• [AIM] Collect all lines from the records below that include the word "Apache".

Source code of charts

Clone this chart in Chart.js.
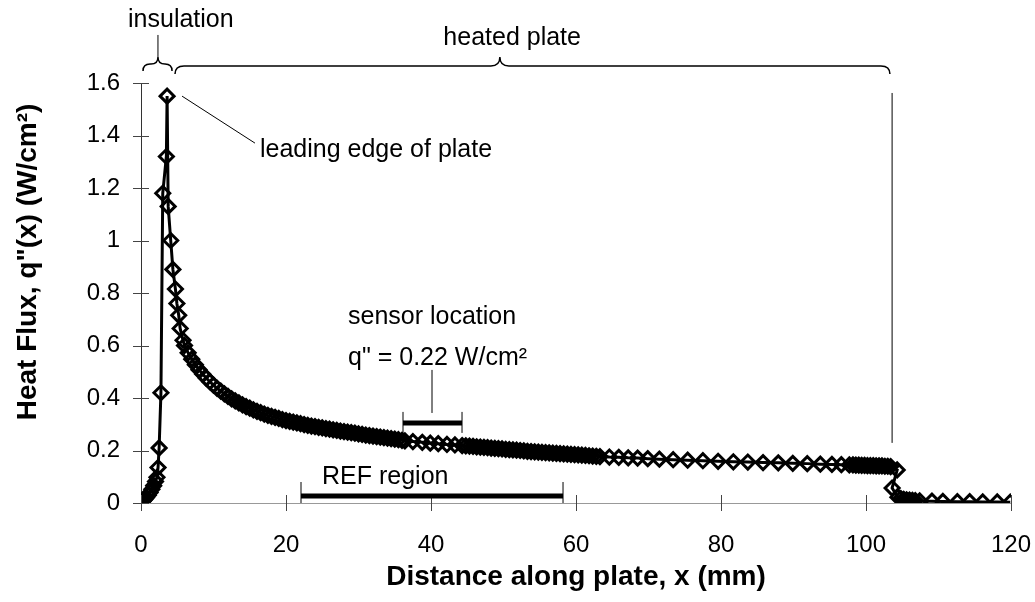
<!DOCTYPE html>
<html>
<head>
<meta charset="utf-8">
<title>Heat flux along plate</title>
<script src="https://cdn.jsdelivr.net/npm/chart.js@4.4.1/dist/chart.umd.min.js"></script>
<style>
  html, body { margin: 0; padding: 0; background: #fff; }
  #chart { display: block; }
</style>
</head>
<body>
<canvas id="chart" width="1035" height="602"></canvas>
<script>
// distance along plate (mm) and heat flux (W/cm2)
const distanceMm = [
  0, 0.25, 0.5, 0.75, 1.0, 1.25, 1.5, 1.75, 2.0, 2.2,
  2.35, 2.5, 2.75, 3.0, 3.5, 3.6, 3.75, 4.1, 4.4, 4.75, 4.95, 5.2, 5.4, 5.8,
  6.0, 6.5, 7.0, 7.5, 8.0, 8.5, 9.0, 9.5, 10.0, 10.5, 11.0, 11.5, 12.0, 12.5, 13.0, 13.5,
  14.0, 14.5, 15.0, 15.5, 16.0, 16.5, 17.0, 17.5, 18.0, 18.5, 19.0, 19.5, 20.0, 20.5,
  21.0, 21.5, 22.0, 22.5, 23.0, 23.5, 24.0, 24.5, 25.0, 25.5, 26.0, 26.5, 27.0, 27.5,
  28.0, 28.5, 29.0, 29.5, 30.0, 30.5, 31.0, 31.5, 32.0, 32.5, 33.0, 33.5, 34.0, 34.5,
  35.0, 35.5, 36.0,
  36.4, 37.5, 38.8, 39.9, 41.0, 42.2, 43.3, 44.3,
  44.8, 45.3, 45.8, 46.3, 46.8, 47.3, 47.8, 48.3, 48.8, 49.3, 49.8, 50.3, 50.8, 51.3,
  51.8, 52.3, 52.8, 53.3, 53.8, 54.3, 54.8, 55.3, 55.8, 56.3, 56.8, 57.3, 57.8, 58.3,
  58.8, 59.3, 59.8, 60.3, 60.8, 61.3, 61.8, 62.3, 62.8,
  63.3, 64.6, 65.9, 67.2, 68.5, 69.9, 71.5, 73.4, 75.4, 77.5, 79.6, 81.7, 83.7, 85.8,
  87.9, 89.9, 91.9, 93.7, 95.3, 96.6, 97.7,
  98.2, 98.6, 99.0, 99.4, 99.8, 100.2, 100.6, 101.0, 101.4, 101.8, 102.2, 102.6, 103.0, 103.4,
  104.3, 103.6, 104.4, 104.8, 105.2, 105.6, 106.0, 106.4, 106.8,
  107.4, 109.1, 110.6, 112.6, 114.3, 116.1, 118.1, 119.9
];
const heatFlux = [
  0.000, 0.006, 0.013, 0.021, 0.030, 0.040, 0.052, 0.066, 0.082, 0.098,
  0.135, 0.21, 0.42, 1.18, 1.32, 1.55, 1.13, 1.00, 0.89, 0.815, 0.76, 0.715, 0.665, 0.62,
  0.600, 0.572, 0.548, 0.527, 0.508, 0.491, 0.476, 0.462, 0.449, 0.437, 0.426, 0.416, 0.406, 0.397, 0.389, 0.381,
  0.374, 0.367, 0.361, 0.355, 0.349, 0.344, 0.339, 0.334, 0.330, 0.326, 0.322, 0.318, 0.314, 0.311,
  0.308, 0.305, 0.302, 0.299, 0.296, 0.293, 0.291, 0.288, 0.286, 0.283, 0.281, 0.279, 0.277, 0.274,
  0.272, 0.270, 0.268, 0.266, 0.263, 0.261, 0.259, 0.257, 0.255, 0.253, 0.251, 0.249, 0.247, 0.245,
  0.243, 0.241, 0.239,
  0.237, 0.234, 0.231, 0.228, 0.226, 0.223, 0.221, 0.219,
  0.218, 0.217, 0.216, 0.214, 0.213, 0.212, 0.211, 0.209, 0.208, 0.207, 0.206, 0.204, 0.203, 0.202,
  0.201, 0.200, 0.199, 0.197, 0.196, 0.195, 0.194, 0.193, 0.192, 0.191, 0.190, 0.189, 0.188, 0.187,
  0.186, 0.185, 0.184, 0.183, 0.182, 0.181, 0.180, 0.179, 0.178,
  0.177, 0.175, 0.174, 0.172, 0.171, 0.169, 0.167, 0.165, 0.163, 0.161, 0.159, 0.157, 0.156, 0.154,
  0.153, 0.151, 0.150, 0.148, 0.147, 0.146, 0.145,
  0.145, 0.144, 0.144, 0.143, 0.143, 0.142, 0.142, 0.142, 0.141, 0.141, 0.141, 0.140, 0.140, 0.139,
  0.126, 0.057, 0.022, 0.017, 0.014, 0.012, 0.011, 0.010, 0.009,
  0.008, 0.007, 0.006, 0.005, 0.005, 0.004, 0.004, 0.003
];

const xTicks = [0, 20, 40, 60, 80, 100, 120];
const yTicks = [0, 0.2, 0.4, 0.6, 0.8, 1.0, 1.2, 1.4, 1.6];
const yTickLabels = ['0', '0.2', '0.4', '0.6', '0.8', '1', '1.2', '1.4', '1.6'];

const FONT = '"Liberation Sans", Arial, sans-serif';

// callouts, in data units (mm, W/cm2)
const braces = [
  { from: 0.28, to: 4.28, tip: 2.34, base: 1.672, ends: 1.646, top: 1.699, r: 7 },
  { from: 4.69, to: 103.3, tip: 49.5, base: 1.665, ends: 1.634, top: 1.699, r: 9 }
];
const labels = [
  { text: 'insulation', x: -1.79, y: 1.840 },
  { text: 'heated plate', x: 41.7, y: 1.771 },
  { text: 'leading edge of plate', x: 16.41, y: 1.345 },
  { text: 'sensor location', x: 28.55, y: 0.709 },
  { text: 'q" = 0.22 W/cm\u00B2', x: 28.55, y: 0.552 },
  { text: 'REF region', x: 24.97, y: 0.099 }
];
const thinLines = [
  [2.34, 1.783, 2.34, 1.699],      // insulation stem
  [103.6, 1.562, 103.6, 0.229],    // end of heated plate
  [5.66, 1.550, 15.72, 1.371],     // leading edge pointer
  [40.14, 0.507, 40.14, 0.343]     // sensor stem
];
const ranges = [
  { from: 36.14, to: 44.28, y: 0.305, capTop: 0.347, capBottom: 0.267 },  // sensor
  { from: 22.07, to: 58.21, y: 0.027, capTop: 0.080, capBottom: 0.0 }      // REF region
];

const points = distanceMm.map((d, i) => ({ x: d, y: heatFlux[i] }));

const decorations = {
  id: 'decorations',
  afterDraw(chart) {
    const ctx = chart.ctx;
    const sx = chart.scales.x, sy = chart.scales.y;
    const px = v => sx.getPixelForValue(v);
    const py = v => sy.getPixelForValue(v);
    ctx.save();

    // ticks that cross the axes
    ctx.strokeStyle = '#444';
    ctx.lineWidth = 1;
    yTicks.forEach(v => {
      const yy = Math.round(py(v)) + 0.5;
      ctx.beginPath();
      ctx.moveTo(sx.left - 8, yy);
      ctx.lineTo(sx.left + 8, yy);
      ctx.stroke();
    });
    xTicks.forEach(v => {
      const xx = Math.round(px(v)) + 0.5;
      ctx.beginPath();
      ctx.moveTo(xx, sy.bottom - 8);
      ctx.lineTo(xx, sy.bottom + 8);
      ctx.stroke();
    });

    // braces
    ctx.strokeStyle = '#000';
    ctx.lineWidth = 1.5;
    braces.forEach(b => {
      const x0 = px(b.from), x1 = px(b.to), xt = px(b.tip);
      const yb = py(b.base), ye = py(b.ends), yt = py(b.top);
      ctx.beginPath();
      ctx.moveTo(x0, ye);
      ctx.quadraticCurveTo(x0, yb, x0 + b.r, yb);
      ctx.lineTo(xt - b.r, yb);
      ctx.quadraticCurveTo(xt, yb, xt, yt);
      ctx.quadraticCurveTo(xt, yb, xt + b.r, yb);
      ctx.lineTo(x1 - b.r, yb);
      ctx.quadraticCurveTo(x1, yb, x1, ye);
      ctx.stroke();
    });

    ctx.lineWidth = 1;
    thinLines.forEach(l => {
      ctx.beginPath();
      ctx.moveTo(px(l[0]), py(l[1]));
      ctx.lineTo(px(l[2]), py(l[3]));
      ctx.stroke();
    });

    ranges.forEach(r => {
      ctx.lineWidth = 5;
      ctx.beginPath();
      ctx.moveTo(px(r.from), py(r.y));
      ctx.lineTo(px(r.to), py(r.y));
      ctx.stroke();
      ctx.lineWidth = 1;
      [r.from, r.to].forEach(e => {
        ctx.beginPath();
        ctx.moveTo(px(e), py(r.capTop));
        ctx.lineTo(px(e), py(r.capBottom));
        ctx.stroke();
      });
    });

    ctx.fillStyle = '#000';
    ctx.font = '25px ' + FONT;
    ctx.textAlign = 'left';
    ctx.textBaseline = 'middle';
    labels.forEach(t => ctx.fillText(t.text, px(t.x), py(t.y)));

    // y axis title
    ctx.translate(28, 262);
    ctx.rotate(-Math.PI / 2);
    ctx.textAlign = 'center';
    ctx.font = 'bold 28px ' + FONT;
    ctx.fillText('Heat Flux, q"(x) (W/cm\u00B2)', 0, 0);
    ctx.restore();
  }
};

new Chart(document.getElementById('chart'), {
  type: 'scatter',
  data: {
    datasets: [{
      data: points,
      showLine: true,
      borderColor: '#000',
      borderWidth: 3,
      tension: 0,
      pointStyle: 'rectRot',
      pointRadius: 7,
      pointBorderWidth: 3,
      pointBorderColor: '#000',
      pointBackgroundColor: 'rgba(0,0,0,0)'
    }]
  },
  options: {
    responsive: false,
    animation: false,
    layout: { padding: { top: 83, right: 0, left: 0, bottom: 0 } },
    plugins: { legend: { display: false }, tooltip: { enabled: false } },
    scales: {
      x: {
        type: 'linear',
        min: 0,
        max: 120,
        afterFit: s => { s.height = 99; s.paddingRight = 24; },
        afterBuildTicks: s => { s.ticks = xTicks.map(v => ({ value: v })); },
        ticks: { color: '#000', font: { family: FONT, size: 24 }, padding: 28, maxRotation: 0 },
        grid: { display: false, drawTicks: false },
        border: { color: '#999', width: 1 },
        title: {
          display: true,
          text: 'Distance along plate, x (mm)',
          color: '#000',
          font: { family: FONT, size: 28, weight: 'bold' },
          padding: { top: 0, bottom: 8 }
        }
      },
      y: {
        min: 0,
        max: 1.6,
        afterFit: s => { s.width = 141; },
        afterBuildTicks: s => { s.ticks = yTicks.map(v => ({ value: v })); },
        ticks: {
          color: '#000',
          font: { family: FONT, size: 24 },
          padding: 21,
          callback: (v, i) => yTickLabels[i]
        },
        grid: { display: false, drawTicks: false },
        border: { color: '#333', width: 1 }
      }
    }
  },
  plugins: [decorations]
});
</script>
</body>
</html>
---
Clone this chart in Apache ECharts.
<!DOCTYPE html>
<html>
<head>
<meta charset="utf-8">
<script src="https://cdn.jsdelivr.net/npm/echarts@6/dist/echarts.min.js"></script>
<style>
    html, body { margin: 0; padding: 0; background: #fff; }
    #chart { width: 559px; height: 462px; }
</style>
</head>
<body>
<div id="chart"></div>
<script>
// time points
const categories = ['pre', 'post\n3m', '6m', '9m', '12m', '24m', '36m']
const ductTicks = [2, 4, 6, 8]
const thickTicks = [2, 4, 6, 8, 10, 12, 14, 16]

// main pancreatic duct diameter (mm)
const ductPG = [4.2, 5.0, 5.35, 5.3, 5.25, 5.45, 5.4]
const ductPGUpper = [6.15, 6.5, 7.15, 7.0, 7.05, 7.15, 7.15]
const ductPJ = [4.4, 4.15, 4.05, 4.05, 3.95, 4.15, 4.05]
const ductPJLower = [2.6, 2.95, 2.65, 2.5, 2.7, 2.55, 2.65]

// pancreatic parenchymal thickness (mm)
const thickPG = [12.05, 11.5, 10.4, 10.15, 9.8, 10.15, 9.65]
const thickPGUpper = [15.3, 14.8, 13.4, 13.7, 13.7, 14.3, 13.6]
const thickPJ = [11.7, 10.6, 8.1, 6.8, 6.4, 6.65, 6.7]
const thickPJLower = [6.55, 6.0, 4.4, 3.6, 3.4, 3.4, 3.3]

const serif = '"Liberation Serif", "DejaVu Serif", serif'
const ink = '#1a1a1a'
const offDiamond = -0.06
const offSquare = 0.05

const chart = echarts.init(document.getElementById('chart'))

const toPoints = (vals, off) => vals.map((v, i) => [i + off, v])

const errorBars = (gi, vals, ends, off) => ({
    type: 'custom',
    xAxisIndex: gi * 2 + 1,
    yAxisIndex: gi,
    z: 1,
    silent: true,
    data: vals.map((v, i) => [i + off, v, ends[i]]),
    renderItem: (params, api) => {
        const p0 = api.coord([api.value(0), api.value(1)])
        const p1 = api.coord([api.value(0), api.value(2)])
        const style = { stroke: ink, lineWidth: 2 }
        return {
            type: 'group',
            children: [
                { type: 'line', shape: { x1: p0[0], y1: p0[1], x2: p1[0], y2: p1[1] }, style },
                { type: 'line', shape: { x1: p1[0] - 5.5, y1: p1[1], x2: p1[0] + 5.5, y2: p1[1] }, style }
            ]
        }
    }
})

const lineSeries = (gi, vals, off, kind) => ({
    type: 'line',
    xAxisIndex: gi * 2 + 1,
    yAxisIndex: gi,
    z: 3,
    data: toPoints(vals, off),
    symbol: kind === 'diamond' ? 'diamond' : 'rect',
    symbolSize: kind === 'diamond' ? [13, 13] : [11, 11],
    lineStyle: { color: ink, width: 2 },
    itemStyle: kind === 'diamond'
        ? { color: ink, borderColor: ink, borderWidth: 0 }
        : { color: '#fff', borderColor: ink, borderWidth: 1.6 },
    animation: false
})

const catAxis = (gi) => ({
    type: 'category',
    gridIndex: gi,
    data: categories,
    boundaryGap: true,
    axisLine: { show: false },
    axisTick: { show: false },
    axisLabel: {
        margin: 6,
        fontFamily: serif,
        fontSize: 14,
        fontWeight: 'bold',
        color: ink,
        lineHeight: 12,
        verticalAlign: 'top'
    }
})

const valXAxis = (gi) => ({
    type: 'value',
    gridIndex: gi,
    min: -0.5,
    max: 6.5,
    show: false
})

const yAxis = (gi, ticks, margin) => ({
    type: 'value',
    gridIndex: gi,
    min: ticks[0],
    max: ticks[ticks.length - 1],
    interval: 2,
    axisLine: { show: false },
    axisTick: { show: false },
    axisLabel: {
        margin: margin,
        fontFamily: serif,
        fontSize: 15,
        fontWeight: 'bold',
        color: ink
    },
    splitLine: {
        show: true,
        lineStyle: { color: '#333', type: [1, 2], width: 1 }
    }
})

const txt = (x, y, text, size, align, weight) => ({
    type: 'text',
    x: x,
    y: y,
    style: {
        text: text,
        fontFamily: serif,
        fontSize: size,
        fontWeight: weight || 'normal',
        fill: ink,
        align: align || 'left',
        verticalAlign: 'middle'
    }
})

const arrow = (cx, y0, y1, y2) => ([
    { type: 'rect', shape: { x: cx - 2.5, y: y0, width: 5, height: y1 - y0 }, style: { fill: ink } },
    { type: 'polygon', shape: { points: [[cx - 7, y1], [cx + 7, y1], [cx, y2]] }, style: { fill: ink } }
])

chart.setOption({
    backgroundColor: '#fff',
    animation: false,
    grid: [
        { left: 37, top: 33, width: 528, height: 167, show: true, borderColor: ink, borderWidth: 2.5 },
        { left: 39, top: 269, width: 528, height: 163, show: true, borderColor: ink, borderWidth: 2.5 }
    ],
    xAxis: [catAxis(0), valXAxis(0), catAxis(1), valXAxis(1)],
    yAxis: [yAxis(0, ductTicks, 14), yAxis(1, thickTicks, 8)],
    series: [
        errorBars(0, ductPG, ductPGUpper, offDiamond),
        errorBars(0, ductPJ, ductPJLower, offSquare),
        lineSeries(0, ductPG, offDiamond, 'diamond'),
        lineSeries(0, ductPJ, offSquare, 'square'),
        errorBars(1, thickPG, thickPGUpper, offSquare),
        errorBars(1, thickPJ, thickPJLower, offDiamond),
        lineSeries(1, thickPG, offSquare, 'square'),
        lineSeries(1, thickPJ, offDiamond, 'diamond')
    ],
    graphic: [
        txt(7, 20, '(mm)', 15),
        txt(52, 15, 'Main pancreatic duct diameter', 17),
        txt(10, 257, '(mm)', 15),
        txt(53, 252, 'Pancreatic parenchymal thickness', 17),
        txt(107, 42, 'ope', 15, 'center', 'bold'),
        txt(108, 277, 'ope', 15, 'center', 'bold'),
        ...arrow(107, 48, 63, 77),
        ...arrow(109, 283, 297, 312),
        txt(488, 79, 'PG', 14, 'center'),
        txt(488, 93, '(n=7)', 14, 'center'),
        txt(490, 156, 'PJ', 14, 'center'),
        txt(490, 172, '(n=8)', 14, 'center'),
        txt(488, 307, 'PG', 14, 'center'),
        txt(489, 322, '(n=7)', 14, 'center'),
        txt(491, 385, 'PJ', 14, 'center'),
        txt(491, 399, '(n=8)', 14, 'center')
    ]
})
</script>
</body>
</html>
==
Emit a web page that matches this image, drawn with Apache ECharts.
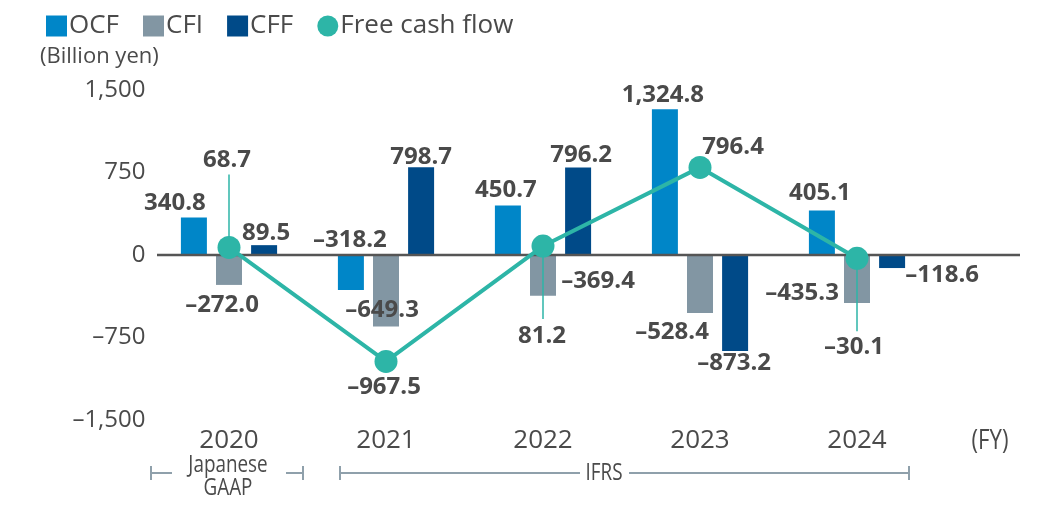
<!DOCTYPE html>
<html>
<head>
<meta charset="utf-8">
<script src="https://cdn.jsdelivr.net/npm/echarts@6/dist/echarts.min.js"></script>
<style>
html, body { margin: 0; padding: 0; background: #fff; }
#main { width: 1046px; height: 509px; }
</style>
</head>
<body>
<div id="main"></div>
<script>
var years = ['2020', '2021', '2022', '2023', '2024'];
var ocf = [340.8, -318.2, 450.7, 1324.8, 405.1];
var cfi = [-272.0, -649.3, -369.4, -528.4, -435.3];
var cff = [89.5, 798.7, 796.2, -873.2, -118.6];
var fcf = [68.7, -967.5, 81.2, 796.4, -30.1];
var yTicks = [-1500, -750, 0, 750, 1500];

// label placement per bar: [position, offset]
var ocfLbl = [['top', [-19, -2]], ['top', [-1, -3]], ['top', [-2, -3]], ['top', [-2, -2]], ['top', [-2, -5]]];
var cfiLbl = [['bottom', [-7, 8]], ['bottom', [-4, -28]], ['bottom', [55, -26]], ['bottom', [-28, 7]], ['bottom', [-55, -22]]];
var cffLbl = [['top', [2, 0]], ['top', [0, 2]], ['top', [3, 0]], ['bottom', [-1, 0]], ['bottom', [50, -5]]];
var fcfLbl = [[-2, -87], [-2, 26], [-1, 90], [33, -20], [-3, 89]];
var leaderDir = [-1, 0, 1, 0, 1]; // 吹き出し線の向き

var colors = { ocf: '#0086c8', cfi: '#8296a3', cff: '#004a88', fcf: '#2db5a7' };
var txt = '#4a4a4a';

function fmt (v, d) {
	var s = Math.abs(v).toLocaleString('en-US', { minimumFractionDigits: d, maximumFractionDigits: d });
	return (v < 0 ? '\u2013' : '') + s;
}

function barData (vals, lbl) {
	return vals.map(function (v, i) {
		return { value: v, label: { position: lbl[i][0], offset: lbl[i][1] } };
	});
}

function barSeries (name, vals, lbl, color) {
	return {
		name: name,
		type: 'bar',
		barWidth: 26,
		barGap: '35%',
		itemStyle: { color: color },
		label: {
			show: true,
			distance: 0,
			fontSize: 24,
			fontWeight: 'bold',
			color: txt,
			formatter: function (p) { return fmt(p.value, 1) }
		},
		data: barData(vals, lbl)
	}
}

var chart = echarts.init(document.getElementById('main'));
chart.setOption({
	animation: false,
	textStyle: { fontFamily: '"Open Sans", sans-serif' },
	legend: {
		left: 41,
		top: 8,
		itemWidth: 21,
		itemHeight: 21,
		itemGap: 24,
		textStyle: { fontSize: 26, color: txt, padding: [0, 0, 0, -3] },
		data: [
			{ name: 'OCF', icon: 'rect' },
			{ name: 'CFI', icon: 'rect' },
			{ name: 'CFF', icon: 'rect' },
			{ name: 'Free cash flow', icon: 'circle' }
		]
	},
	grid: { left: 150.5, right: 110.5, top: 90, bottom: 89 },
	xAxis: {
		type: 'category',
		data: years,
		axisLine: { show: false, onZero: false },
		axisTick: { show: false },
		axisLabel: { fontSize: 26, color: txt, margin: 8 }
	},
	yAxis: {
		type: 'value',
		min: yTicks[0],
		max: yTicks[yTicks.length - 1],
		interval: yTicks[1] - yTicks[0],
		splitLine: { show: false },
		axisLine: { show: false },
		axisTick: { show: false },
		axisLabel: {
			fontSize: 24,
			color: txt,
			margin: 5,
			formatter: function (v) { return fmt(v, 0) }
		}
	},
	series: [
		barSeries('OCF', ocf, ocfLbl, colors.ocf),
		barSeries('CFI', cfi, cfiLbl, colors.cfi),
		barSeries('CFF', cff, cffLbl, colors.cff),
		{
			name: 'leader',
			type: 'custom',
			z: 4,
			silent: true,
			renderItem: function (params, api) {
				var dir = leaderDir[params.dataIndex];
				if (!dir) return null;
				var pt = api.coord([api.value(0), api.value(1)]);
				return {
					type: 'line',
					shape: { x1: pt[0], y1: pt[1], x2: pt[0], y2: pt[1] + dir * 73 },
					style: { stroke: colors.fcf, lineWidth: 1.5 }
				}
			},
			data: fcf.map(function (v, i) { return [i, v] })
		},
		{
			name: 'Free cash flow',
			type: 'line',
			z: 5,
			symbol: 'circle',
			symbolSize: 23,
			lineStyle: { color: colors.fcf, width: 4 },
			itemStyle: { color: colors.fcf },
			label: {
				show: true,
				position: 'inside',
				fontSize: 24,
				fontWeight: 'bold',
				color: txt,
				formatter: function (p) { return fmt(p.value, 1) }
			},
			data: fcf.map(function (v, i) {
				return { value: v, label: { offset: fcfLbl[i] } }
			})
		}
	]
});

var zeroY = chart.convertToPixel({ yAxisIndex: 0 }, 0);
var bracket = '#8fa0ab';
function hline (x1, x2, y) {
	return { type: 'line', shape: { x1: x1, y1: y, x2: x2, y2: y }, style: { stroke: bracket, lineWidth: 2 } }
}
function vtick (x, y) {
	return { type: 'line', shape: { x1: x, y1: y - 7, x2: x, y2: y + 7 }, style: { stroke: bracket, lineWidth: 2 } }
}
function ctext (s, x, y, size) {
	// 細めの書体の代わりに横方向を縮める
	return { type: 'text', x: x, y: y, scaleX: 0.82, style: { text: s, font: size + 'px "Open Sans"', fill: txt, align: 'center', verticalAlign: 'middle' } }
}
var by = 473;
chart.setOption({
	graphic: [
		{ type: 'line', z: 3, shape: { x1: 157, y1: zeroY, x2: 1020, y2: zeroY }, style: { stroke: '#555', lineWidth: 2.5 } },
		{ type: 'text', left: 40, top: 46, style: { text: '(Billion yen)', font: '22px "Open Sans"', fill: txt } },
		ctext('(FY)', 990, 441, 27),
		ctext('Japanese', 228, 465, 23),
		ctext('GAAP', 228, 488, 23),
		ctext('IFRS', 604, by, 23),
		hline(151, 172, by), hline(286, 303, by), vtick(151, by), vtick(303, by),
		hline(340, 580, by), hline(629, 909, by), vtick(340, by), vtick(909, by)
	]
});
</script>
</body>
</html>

• [RESULT BELOW]
Clone this chart in Apache ECharts.
Emit a web page that matches this image, drawn with Apache ECharts.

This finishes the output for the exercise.